La luna seguía tus pasos, velaba y cuidaba
de ti, por ello te asesinaron antes del anochecer, porque sabían que no podrían
tocarte. Tú que le rendías tributo a la compañera de la noche, mediante las
lunadas, en que la música y la palabra, eran la posibilidad de reflexionar y de
pensar una nueva vida, una forma bella de ser con los otros. En la vereda Los
Vados, en una colina junto a la carretera, las notas del rock latinoamericano,
la música de planchar y el vino eran una forma de celebrar, de perpetuar la
amistad, de compartir los buenos recuerdos junto a una fogata hasta la hora de
la madrugada, para ver al imponente sol y sentir sus primeros rayos sobre la
piel, para sentirte vivo, pleno y en armonía con la naturaleza.

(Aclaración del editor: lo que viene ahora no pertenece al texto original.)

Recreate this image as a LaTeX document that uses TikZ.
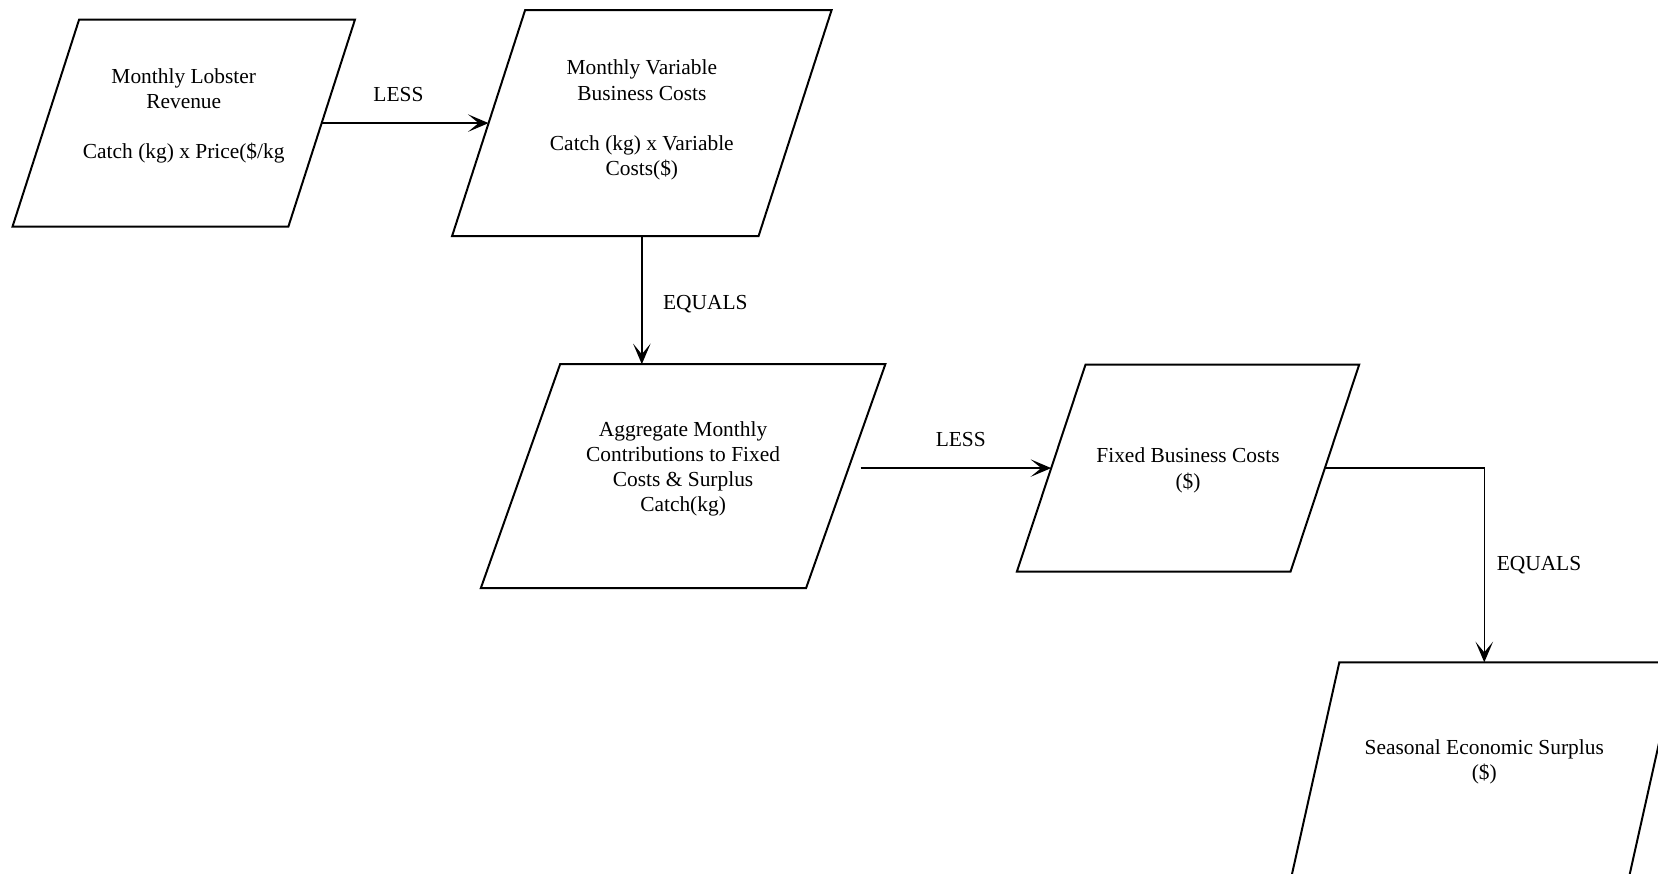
\documentclass[tikz,border=0pt]{standalone}
\usepackage{fontspec}
\setmainfont{Liberation Serif}
\usetikzlibrary{arrows.meta}
\definecolor{LobInk}{RGB}{0,0,0}
\tikzset{
  lob/para/.style={
    rectangle,
    inner sep=0pt,
    align=center,
    text=LobInk,
    font=\fontsize{9.75}{11.4}\selectfont,
    append after command={
      \pgfextra{
        \draw[draw=LobInk, line width=0.9pt, line join=miter]
          ([xshift=#1/2]\tikzlastnode.north west) -- ([xshift=#1/2]\tikzlastnode.north east)
          -- ([xshift=-#1/2]\tikzlastnode.south east) -- ([xshift=-#1/2]\tikzlastnode.south west) -- cycle;
      }
    }
  },
  lob/arrow/.style={-{Stealth[length=3.3mm,width=2.8mm,inset=1.7mm]}, line width=0.7pt, draw=LobInk},
  lob/label/.style={font=\fontsize{9.75}{11.4}\selectfont, text=LobInk}
}

\begin{document}
\begin{tikzpicture}[x=1cm,y=1cm]
  \useasboundingbox (0,0) rectangle (26.53,13.97);
  \clip (0,0) rectangle (26.53,13.97);
  \node[lob/para=1.066cm,minimum width=4.40cm,minimum height=3.30cm,text depth=9pt] (rev) at (2.94,12.00) {Monthly Lobster\\Revenue\\[11.4pt]Catch (kg) x Price(\$/kg};
  \node[lob/para=1.168cm,minimum width=4.89cm,minimum height=3.60cm,text depth=5pt] (var) at (10.27,12.00) {Monthly Variable\\Business Costs\\[11.4pt]Catch (kg) x Variable\\Costs(\$)};
  \node[lob/para=1.269cm,minimum width=5.19cm,minimum height=3.57cm,text depth=9pt] (agg) at (10.93,6.35) {Aggregate Monthly\\Contributions to Fixed\\Costs \& Surplus\\Catch(kg)};
  \node[lob/para=1.099cm,minimum width=4.365cm,minimum height=3.30cm,text depth=0pt] (fix) at (19.01,6.48) {Fixed Business Costs\\(\$)};
  \node[lob/para=0.765cm,minimum width=5.39cm,minimum height=3.41cm,text depth=9pt] (sur) at (23.75,1.66) {Seasonal Economic Surplus\\(\$)};
  \draw[lob/arrow] (rev.east) -- node[pos=0.46,above=6pt,lob/label] {LESS} (var.west);
  \draw[lob/arrow] (var.south) -- node[pos=0.53,right=6pt,lob/label] {EQUALS} (var.south |- agg.north);
  \draw[lob/arrow,shorten <=0.24cm] (agg.east |- fix.west) -- node[pos=0.56,above=6pt,lob/label] {LESS} (fix.west);
  \draw[lob/arrow] (fix.east) -| node[pos=0.75,right=2pt,lob/label] {EQUALS} (sur);
\end{tikzpicture}
\end{document}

Estos recuerdos, aunados a los helados que
regalabas a los niños que descalzos se paraban frente a tu heladería,
soportando el sol de la tarde y sudando por los juegos. Tú los espantabas del
negocio, no sin antes darles un cono o una paleta, veías en ellos a tus
recuerdos, ese andar sin camisa y bajar al río para acompañar a mamá a lavar la
ropa. Esos pequeños rostros eran un reflejo de tu infancia y de los sueños que
poco a poco se fueron haciendo realidad.
Estos pequeños hechos narrados hoy día,
trece años después de tu asesinato, dan cuenta de un ser excepcional, como lo
son todos aquellos que forjan su vida en el compartir y en la entrega. Hablan
de la bondad y del absurdo cotidiano de este país. Intentan dar cuenta de tu
vida, que fue muchas otras cosas, que serán contadas a su tiempo e irán
blindado tu imagen y tus recuerdos, para que permanezcan vivos en la memoria de
todos aquellos que tuvimos la fortuna de conocerte, de hablar de ti, como una
presencia que pervive en las calles del pequeño municipio de Los Patios.